DECIO (Gaius Messius Quintus Traianus Decius Augustus) Imperatore
Nacque in Pannonia verso l'anno 200; a 45 anni faceva parte del Senato ed era fra i generali più stimati, sì che l'imperatore Filippo affidò a lui uno dei più importanti comandi sul Danubio. Nel 248 le legioni di Mesia e Pannonia s'erano ammutinate, cercando, fra l'altro, di far riconoscere imperatore un loro ufficiale di nome Marino. Filippo inviò D. in Pannonia per giovarsi a un tempo dell'abile generale e del conoscitore dei luoghi. Ma le legioni, sbarazzatesi di Marino, costrinsero D. ad accettare la porpora. Nella buona stagione del 249 i due antagonisti si mossero incontro, e a Verona, non prima del settembre, fu combattuta la battaglia decisiva in cui Filippo trovò la sconfitta e la morte.
Le epigrafi, che ricordano D. come reparator disciplinae militaris e accennano a sapienti rimaneggiamenti nella dislocazione delle truppe di confine, documentano largamente un'intensa operosità nel campo dei lavori pubblici, specialmente strade militari. I lavori hanno la precedenza lungo il Danubio, ma si attuano contemporaneamente nella Spagna, nell'Africa, in Palestina, nella Siria come in Britannia. Sin dall'autunno 249 alla tribunicia potestas e al consolato Decio aggiunse il pontificato massimo.

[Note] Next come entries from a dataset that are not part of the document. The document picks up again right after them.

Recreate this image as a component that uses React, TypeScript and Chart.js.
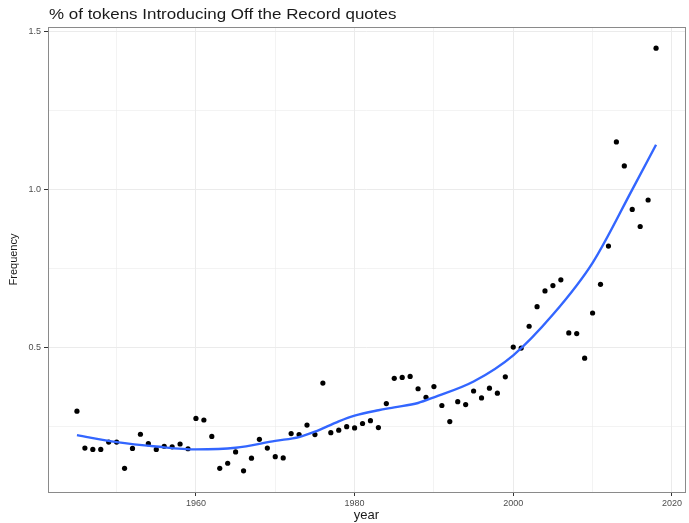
import React, { useEffect, useRef } from "react";
import { Chart, registerables } from "chart.js";

Chart.register(...registerables);

const chartTitle = "% of tokens Introducing Off the Record quotes";
const xAxisTitle = "year";
const yAxisTitle = "Frequency";

const years = [
  1945, 1946, 1947, 1948, 1949, 1950, 1951, 1952, 1953, 1954, 1955, 1956, 1957, 1958, 1959,
  1960, 1961, 1962, 1963, 1964, 1965, 1966, 1967, 1968, 1969, 1970, 1971, 1972, 1973, 1974,
  1975, 1976, 1977, 1978, 1979, 1980, 1981, 1982, 1983, 1984, 1985, 1986, 1987, 1988, 1989,
  1990, 1991, 1992, 1993, 1994, 1995, 1996, 1997, 1998, 1999, 2000, 2001, 2002, 2003, 2004,
  2005, 2006, 2007, 2008, 2009, 2010, 2011, 2012, 2013, 2014, 2015, 2016, 2017, 2018,
];

const frequency = [
  0.298, 0.181, 0.177, 0.177, 0.2, 0.2, 0.117, 0.18, 0.225, 0.195, 0.177, 0.187, 0.185, 0.194, 0.179,
  0.275, 0.27, 0.218, 0.117, 0.133, 0.169, 0.109, 0.149, 0.209, 0.181, 0.154, 0.15, 0.227, 0.224, 0.254,
  0.224, 0.387, 0.23, 0.238, 0.249, 0.245, 0.259, 0.268, 0.246, 0.322, 0.402, 0.405, 0.408, 0.369, 0.342,
  0.376, 0.316, 0.265, 0.328, 0.319, 0.362, 0.34, 0.371, 0.355, 0.407, 0.501, 0.498, 0.567, 0.629, 0.679,
  0.696, 0.714, 0.546, 0.544, 0.466, 0.609, 0.7, 0.821, 1.151, 1.075, 0.937, 0.883, 0.967, 1.448,
];

const smoothYears = [1945, 1950, 1955, 1960, 1965, 1970, 1973, 1975, 1978, 1980, 1983, 1985, 1988, 1990, 1995, 2000, 2005, 2010, 2015, 2018];
const smoothValues = [0.222, 0.2, 0.186, 0.177, 0.182, 0.204, 0.216, 0.233, 0.266, 0.284, 0.301, 0.31, 0.324, 0.342, 0.392, 0.475, 0.604, 0.768, 1.0, 1.142];

const xMajorTicks = [1960, 1980, 2000, 2020];
const xMinorTicks = [1950, 1970, 1990, 2010];
const yMajorTicks = [0.5, 1.0, 1.5];
const yMinorTicks = [0.25, 0.75, 1.25];

const xLimits = [1941.35, 2021.65];
const yLimits = [0.042, 1.515];

const FONT = "'Liberation Sans', Arial, sans-serif";

export default function App() {
  const canvasRef = useRef<HTMLCanvasElement | null>(null);

  useEffect(() => {
    const canvas = canvasRef.current;
    if (!canvas) return;

    const xTicksAll = [...xMajorTicks, ...xMinorTicks].sort((a, b) => a - b);
    const yTicksAll = [...yMajorTicks, ...yMinorTicks].sort((a, b) => a - b);
    const isMajorX = (v: number) => xMajorTicks.includes(v);
    const isMajorY = (v: number) => yMajorTicks.some((m) => Math.abs(m - v) < 1e-9);

    const framePlugin = {
      id: "frame",
      afterDraw(chart: any) {
        const { ctx, chartArea } = chart;
        ctx.save();
        ctx.strokeStyle = "#8a8a8a";
        ctx.lineWidth = 1;
        ctx.strokeRect(
          Math.round(chartArea.left) + 0.5,
          Math.round(chartArea.top) + 0.5,
          Math.round(chartArea.right - chartArea.left),
          Math.round(chartArea.bottom - chartArea.top)
        );
        ctx.restore();
        ctx.save();
        ctx.fillStyle = "#1a1a1a";
        ctx.font = `15px ${FONT}`;
        ctx.textBaseline = "alphabetic";
        ctx.textAlign = "left";
        ctx.translate(49, 19);
        ctx.scale(1.13, 1);
        ctx.fillText(chartTitle, 0, 0);
        ctx.restore();
      },
    };

    const chart = new Chart(canvas, {
      type: "scatter",
      data: {
        datasets: [
          {
            type: "line",
            label: "smooth",
            data: smoothYears.map((x, i) => ({ x, y: smoothValues[i] })),
            borderColor: "#3366FF",
            borderWidth: 2.4,
            pointRadius: 0,
            fill: false,
            cubicInterpolationMode: "monotone",
            order: 0,
          } as any,
          {
            type: "scatter",
            label: "frequency",
            data: years.map((x, i) => ({ x, y: frequency[i] })),
            backgroundColor: "#000000",
            borderWidth: 0,
            pointRadius: 2.6,
            order: 1,
          },
        ],
      },
      options: {
        animation: false,
        responsive: true,
        maintainAspectRatio: false,
        events: [],
        layout: { padding: { top: 27, right: 3, left: 0, bottom: 0 } },
        plugins: {
          legend: { display: false },
          tooltip: { enabled: false },
          title: { display: false },
        },
        scales: {
          x: {
            type: "linear",
            min: xLimits[0],
            max: xLimits[1],
            afterBuildTicks: (scale: any) => {
              scale.ticks = xTicksAll.map((v) => ({ value: v }));
            },
            afterFit: (scale: any) => {
              scale.height = 31;
            },
            border: { display: false },
            grid: {
              color: "#ebebeb",
              lineWidth: (ctx: any) => (isMajorX(ctx.tick?.value) ? 1 : 0.6),
              tickColor: (ctx: any) => (isMajorX(ctx.tick?.value) ? "#333333" : "rgba(0,0,0,0)"),
              tickLength: 4,
              drawTicks: true,
            },
            ticks: {
              padding: 2,
              color: "#4d4d4d",
              font: { family: FONT, size: 9 },
              maxRotation: 0,
              autoSkip: false,
              callback: (v: any) => (isMajorX(Number(v)) ? String(v) : ""),
            },
            title: {
              display: true,
              text: xAxisTitle,
              color: "#1a1a1a",
              font: { family: FONT, size: 13 },
              padding: { top: 0, bottom: 0 },
            },
          },
          y: {
            type: "linear",
            min: yLimits[0],
            max: yLimits[1],
            afterBuildTicks: (scale: any) => {
              scale.ticks = yTicksAll.map((v) => ({ value: v }));
            },
            afterFit: (scale: any) => {
              scale.width = 48;
            },
            border: { display: false },
            grid: {
              color: "#ebebeb",
              lineWidth: (ctx: any) => (isMajorY(ctx.tick?.value) ? 1 : 0.6),
              tickColor: (ctx: any) => (isMajorY(ctx.tick?.value) ? "#333333" : "rgba(0,0,0,0)"),
              tickLength: 4,
              drawTicks: true,
            },
            ticks: {
              padding: 3,
              color: "#4d4d4d",
              font: { family: FONT, size: 9 },
              autoSkip: false,
              callback: (v: any) => (isMajorY(Number(v)) ? Number(v).toFixed(1) : ""),
            },
            title: {
              display: true,
              text: yAxisTitle,
              color: "#1a1a1a",
              font: { family: FONT, size: 11 },
              padding: { top: 7, bottom: 0 },
            },
          },
        },
      },
      plugins: [framePlugin],
    } as any);

    return () => {
      chart.destroy();
    };
  }, []);

  return (
    <div style={{ position: "fixed", left: 0, top: 0, width: 689, height: 523, background: "#ffffff" }}>
      <canvas ref={canvasRef} />
    </div>
  );
}
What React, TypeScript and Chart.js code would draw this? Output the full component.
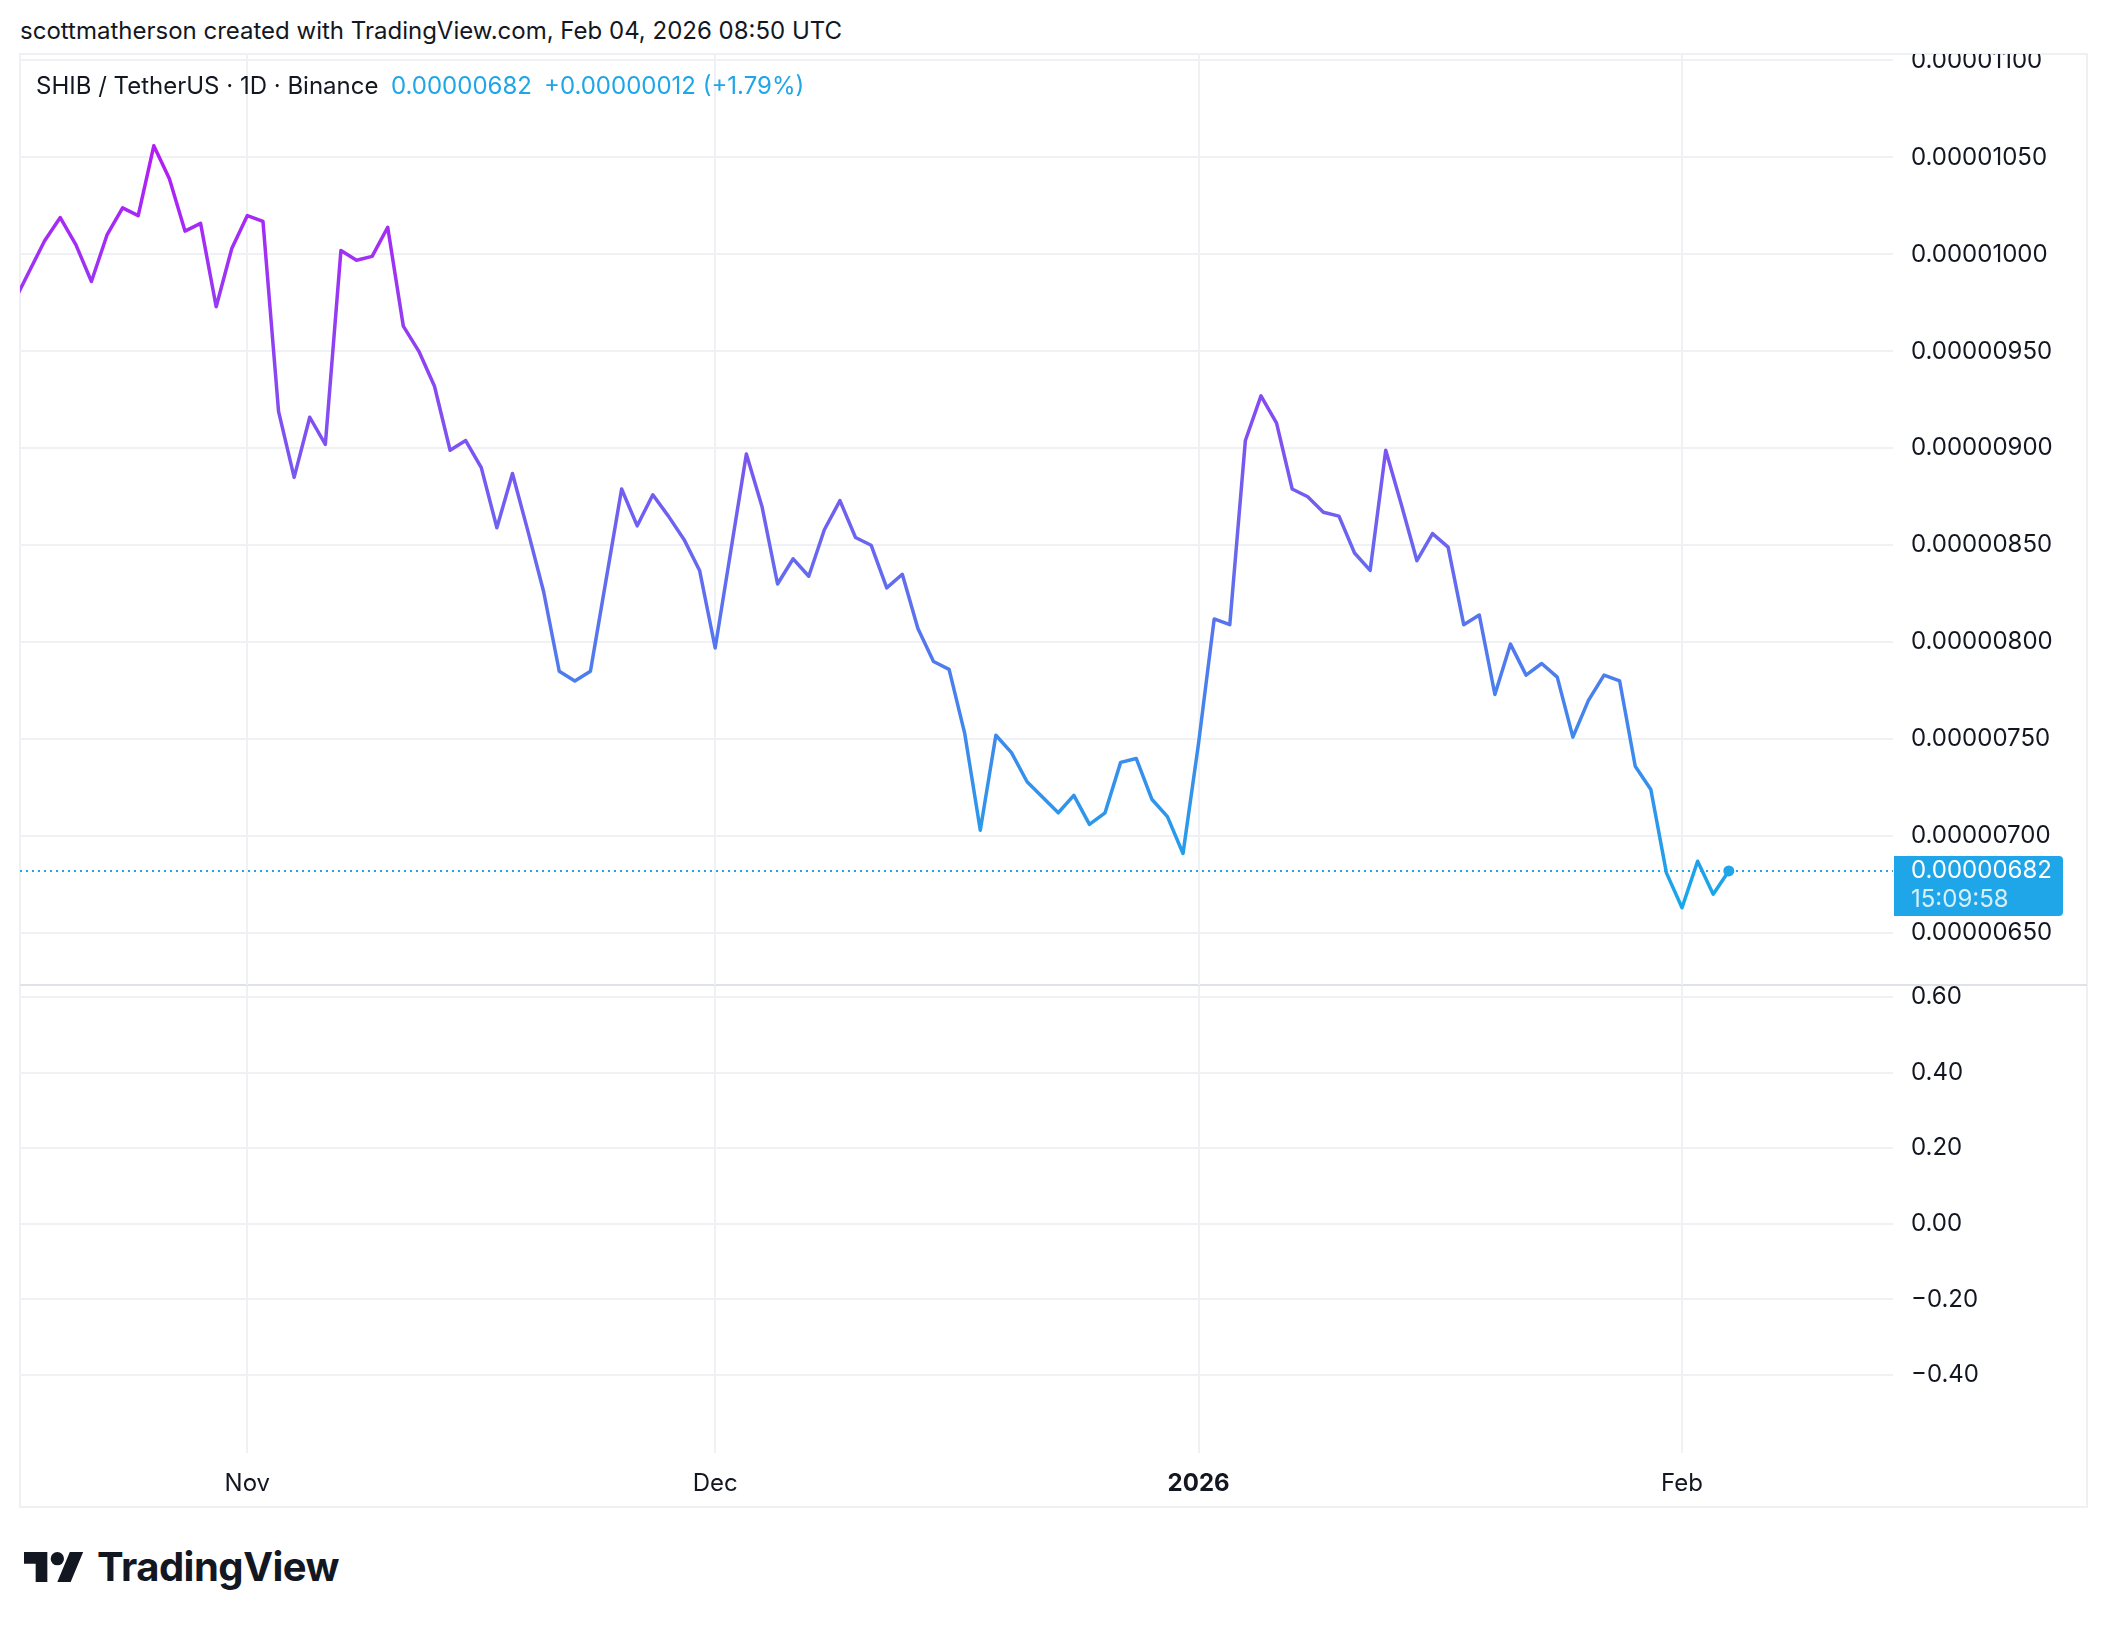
import React, { useEffect, useRef } from 'react';
import { Chart, registerables } from 'chart.js';

Chart.register(...registerables);

// ---------- data ----------
const START_DATE = '2025-10-17';
// SHIB / USDT daily closes in units of 1e-8 USDT
const closeOct = [975, 991, 1007, 1019, 1005, 986, 1010, 1024, 1020, 1056, 1039, 1012, 1016, 973, 1003];
const closeNov = [1020, 1017, 919, 885, 916, 902, 1002, 997, 999, 1014, 963, 950, 932, 899, 904, 890, 859, 887, 857, 826, 785, 780, 785, 832, 879, 860, 876, 865, 853, 837];
const closeDec = [797, 847, 897, 870, 830, 843, 834, 858, 873, 854, 850, 828, 835, 807, 790, 786, 753, 703, 752, 743, 728, 720, 712, 721, 706, 712, 738, 740, 719, 710, 691];
const closeJan = [748, 812, 809, 904, 927, 913, 879, 875, 867, 865, 846, 837, 899, 871, 842, 856, 849, 809, 814, 773, 799, 783, 789, 782, 751, 770, 783, 780, 736, 724, 681];
const closeFeb = [663, 687, 670, 682];

const priceTicks = [650, 700, 750, 800, 850, 900, 950, 1000, 1050, 1100];
const oscTicks = [0.6, 0.4, 0.2, 0, -0.2, -0.4];
const timeTickDates = ['2025-11-01', '2025-12-01', '2026-01-01', '2026-02-01'];
const timeTickLabels = ['Nov', 'Dec', '2026', 'Feb'];

const headerText = 'scottmatherson created with TradingView.com, Feb 04, 2026 08:50 UTC';
const symbolText = 'SHIB / TetherUS \u00b7 1D \u00b7 Binance';
const lastPriceText = '0.00000682';
const changeText = '+0.00000012 (+1.79%)';
const countdownText = '15:09:58';

// ---------- derived ----------
const closes = [...closeOct, ...closeNov, ...closeDec, ...closeJan, ...closeFeb];
const DAY = 86400000;
const dayIndex = (d: string) => Math.round((Date.parse(d) - Date.parse(START_DATE)) / DAY);
const points = closes.map((v, i) => ({ x: i, y: v }));
const timeTickDays = timeTickDates.map(dayIndex);
const lastPrice = closes[closes.length - 1];
const maxClose = Math.max(...closes);
const minClose = Math.min(...closes);

// ---------- styling ----------
const FONT = 'Inter';
const TEXT = '#131722';
const GRID = '#f0f1f4';
const BLUE = '#1fa6e8';
const X_MIN = 0.42;
const X_MAX = 120.53;
const PRICE_MIN = 623.18;
const PRICE_MAX = 1103.35;
const OSC_MIN = -0.6063;
const OSC_MAX = 0.6291;
const AXIS_W = 194;

const fmtPrice = (v: number) => (v / 1e8).toFixed(8);
const fmtOsc = (v: number) => {
  const s = Math.abs(v).toFixed(2);
  return v < -1e-9 ? '\u2212' + s : s;
};

const pricePlugin = {
  id: 'priceLine',
  beforeDatasetsDraw(chart: any) {
    const { ctx, chartArea, scales } = chart;
    const y = scales.y.getPixelForValue(lastPrice);
    ctx.save();
    ctx.strokeStyle = BLUE;
    ctx.lineWidth = 2;
    ctx.setLineDash([2, 4]);
    ctx.beginPath();
    ctx.moveTo(chartArea.left, y);
    ctx.lineTo(chartArea.right, y);
    ctx.stroke();
    ctx.restore();
  },
  afterDraw(chart: any) {
    const { ctx, chartArea, scales } = chart;
    const y = scales.y.getPixelForValue(lastPrice);
    const x0 = chartArea.right + 1;
    const w = 169;
    const t = y - 15;
    const h = 60;
    const r = 4;
    ctx.save();
    ctx.fillStyle = BLUE;
    ctx.beginPath();
    ctx.moveTo(x0, t);
    ctx.lineTo(x0 + w - r, t);
    ctx.quadraticCurveTo(x0 + w, t, x0 + w, t + r);
    ctx.lineTo(x0 + w, t + h - r);
    ctx.quadraticCurveTo(x0 + w, t + h, x0 + w - r, t + h);
    ctx.lineTo(x0, t + h);
    ctx.closePath();
    ctx.fill();
    ctx.font = `24px ${FONT}`;
    ctx.textAlign = 'left';
    ctx.textBaseline = 'middle';
    ctx.fillStyle = '#ffffff';
    ctx.fillText(fmtPrice(lastPrice), chartArea.right + 18, y);
    ctx.fillStyle = 'rgba(255,255,255,0.82)';
    ctx.fillText(countdownText, chartArea.right + 18, y + 28.5);
    ctx.restore();
  },
};

function lineGradient(context: any) {
  const chart = context.chart;
  const { chartArea, scales } = chart;
  if (!chartArea || !scales.y) return '#6c63f0';
  const top = scales.y.getPixelForValue(maxClose);
  const bot = scales.y.getPixelForValue(minClose);
  const g = chart.ctx.createLinearGradient(0, top, 0, bot);
  g.addColorStop(0, '#b41cf6');
  g.addColorStop(0.5, '#6e62f0');
  g.addColorStop(1, '#18a8e9');
  return g;
}

export default function App() {
  const topRef = useRef<HTMLCanvasElement>(null);
  const botRef = useRef<HTMLCanvasElement>(null);

  useEffect(() => {
    const last = closes.length - 1;
    const top = new Chart(topRef.current as HTMLCanvasElement, {
      type: 'line',
      data: {
        datasets: [
          {
            data: points as any,
            borderColor: lineGradient as any,
            borderWidth: 3.5,
            borderJoinStyle: 'round',
            borderCapStyle: 'round',
            tension: 0,
            pointRadius: ((c: any) => (c.dataIndex === last ? 5.5 : 0)) as any,
            pointHoverRadius: 0,
            pointBackgroundColor: BLUE,
            pointBorderWidth: 0,
          },
        ],
      },
      options: {
        animation: false,
        responsive: false,
        devicePixelRatio: 1,
        events: [],
        layout: { padding: 0, autoPadding: false },
        plugins: { legend: { display: false }, tooltip: { enabled: false } },
        scales: {
          x: {
            type: 'linear',
            min: X_MIN,
            max: X_MAX,
            position: 'bottom',
            afterBuildTicks: (s: any) => {
              s.ticks = timeTickDays.map((v) => ({ value: v }));
            },
            ticks: { display: false },
            grid: { color: GRID, lineWidth: 2, drawTicks: false },
            border: { display: false },
            afterFit: (s: any) => {
              s.height = 0;
              s.paddingLeft = 0;
              s.paddingRight = 0;
            },
          },
          y: {
            type: 'linear',
            position: 'right',
            min: PRICE_MIN,
            max: PRICE_MAX,
            afterBuildTicks: (s: any) => {
              s.ticks = priceTicks.map((v) => ({ value: v }));
            },
            ticks: {
              padding: 18,
              color: TEXT,
              font: { family: FONT, size: 24 },
              callback: (v: any) => fmtPrice(Number(v)),
            },
            grid: { color: GRID, lineWidth: 2, drawTicks: false },
            border: { display: false },
            afterFit: (s: any) => {
              s.width = AXIS_W;
              s.paddingTop = 0;
              s.paddingBottom = 0;
            },
          },
        },
      },
      plugins: [pricePlugin],
    });

    const bot = new Chart(botRef.current as HTMLCanvasElement, {
      type: 'line',
      data: { datasets: [{ data: [] }] },
      options: {
        animation: false,
        responsive: false,
        devicePixelRatio: 1,
        events: [],
        layout: { padding: 0, autoPadding: false },
        plugins: { legend: { display: false }, tooltip: { enabled: false } },
        scales: {
          x: {
            type: 'linear',
            min: X_MIN,
            max: X_MAX,
            position: 'bottom',
            afterBuildTicks: (s: any) => {
              s.ticks = timeTickDays.map((v) => ({ value: v }));
            },
            ticks: {
              autoSkip: false,
              maxRotation: 0,
              padding: 16,
              color: TEXT,
              font: ((c: any) => ({
                family: FONT,
                size: 24,
                weight: /^\d{4}$/.test(timeTickLabels[c.index] || '') ? '700' : '400',
              })) as any,
              callback: (_v: any, i: number) => timeTickLabels[i],
            },
            grid: { color: GRID, lineWidth: 2, drawTicks: false },
            border: { display: false },
            afterFit: (s: any) => {
              s.height = 55;
              s.paddingLeft = 0;
              s.paddingRight = 0;
            },
          },
          y: {
            type: 'linear',
            position: 'right',
            min: OSC_MIN,
            max: OSC_MAX,
            afterBuildTicks: (s: any) => {
              s.ticks = oscTicks.map((v) => ({ value: v }));
            },
            ticks: {
              padding: 18,
              color: TEXT,
              font: { family: FONT, size: 24 },
              callback: (v: any) => fmtOsc(Number(v)),
            },
            grid: { color: GRID, lineWidth: 2, drawTicks: false },
            border: { display: false },
            afterFit: (s: any) => {
              s.width = AXIS_W;
              s.paddingTop = 0;
              s.paddingBottom = 0;
            },
          },
        },
      },
    });

    return () => {
      top.destroy();
      bot.destroy();
    };
  }, []);

  const abs = (o: any) => ({ position: 'absolute' as const, ...o });
  const txt = {
    fontFamily: FONT,
    fontSize: 24,
    lineHeight: '30px',
    whiteSpace: 'nowrap' as const,
    color: TEXT,
  };

  return (
    <div style={abs({ left: 0, top: 0, width: 2108, height: 1628, background: '#ffffff', overflow: 'hidden' })}>
      <div style={abs({ ...txt, left: 20, top: 16 })}>{headerText}</div>
      {/* frame */}
      <div
        style={abs({
          left: 19,
          top: 53,
          width: 2069,
          height: 1455,
          border: '2px solid #eef0f3',
          boxSizing: 'border-box',
        })}
      />
      <div style={abs({ left: 20, top: 984, width: 2067, height: 2, background: '#dfe2e8' })} />
      <canvas ref={topRef} width={2067} height={931} style={abs({ left: 20, top: 54, width: 2067, height: 931 })} />
      <canvas ref={botRef} width={2067} height={522} style={abs({ left: 20, top: 986, width: 2067, height: 522 })} />
      <div style={abs({ ...txt, left: 36, top: 71 })}>{symbolText}</div>
      <div style={abs({ ...txt, left: 391, top: 71, color: BLUE })}>{lastPriceText}</div>
      <div style={abs({ ...txt, left: 544, top: 71, color: BLUE })}>{changeText}</div>
      {/* logo */}
      <svg style={abs({ left: 24, top: 1552 })} width={60} height={30} viewBox="0 4 36 18">
        <path d="M14 22H7V11H0V4h14v18zM28 22h-8l7.5-18h8L28 22z" fill={TEXT} />
        <circle cx="20" cy="8" r="4" fill={TEXT} />
      </svg>
      <div
        style={abs({
          left: 97,
          top: 1547,
          fontFamily: FONT,
          fontSize: 40,
          fontWeight: 700,
          lineHeight: '40px',
          letterSpacing: '-0.5px',
          color: TEXT,
          whiteSpace: 'nowrap',
        })}
      >
        TradingView
      </div>
    </div>
  );
}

Importante è la persecuzione cristiana conseguente al decreto di lealismo religioso emanato da D. a fine d'anno del 249.
D. ordinò in un primo tempo sacrifizî agli dei e ai numi imperiali. Apposite commissioni, composte di magistrati municipali e di notabili (primores) dovevano presiedere ai sacrifici. In seguito ai risultati delle prime solenni manifestazioni, le commissioni ricevettero nuovi poteri e istruzioni precise contro i renitenti e gli assenti per qualsiasi motivo. I cittadini che si fossero messi in regola con l'editto imperiale potevano ottenere un certificato, libellus. Fra i cristiani molti si procurarono il libellus a pagamento, evitando così l'atto ritenuto sacrilego: furono detti libellatici accanto ai lapsi o "caduti" nel sacrilegio per evitare le pene. Per oltre un anno si svolse intensa l'attività delle commissioni di controllo e l'imperatore poté illudersi d'aver raggiunto il suo scopo quando gli avvenimenti esterni lo richiamarono sui campi di battaglia. In Roma una delle prime vittime della persecuzione fu, nel gennaio del 250, il papa Fabiano, la cui deposizione è segnata al giorno 20 nel catalogo liberiano: l'elezione del successore Cornelio non è possibile che nel marzo 251, quando l'imperatore è lungi da Roma, in guerra, e quando perciò si può anche approssimativamente fissare la fine della persecuzione. I libelli egiziani restituitici dai papiri appartengono al periodo giugno-luglio 250, ricordano esplicitamente sacerdoti di culti pagani e concordano nell'indicare la formula prescritta di lealismo ἀεὶ μὲν ϑύων καὶ σπένδων διετέλεσα τοῖς ϑεοῖς.
Mentre D. cercava così una soluzione al problema politico-religioso, non dimenticava quello costituzionale ed elevava gradualmente sul trono quali collaboratori i figli, destinati a normale successione. Erennio, il maggiore, fu creato cesare verso il settembre 250, nel primo anniversario della battaglia di Verona; e qualche mese dopo, forse in dicembre, anche il minore, Ostiliano, divenne cesare. Erennia Etruscilla, moglie di D., è ricordata, oltre che quale mater castrorum, quale mater augustorum; e in realtà sia Erennio sia Ostiliano divennero augusti, ma il primo già nella primavera del 251, quando il padre lo mandò a precederlo contro i Goti, e il secondo solo quando Gallo se lo associò al trono.
Nel corso del 250 D. che era console per la seconda volta e aveva a collega Grato, ebbe pure ad occuparsi di operazioni militari alla frontiera nordico-danubiana. Nella primavera del 251 la pressione sulla Mesia da parte dei Goti e Carpi comandati da Kniva, fu tale da porre in inferiorità il governatore Treboniano Gallo che fu assediato in Nicopoli presso l'Emo; e mentre già i barbari scorrazzavano per la penisola balcanica e vacillava la fedeltà del governatore Prisco, D. accorse prontamente a liberarsi del competitore e degli assedianti di Nicopoli. Quando però aveva speranza di fiaccare definitivamente i Goti sul Danubio, in battaglia presso Abritto, ai confini della Mesia, forse anche per colpa di Treboniano, trovò avversa la sorte delle armi e cadde combattendo (luglio 251).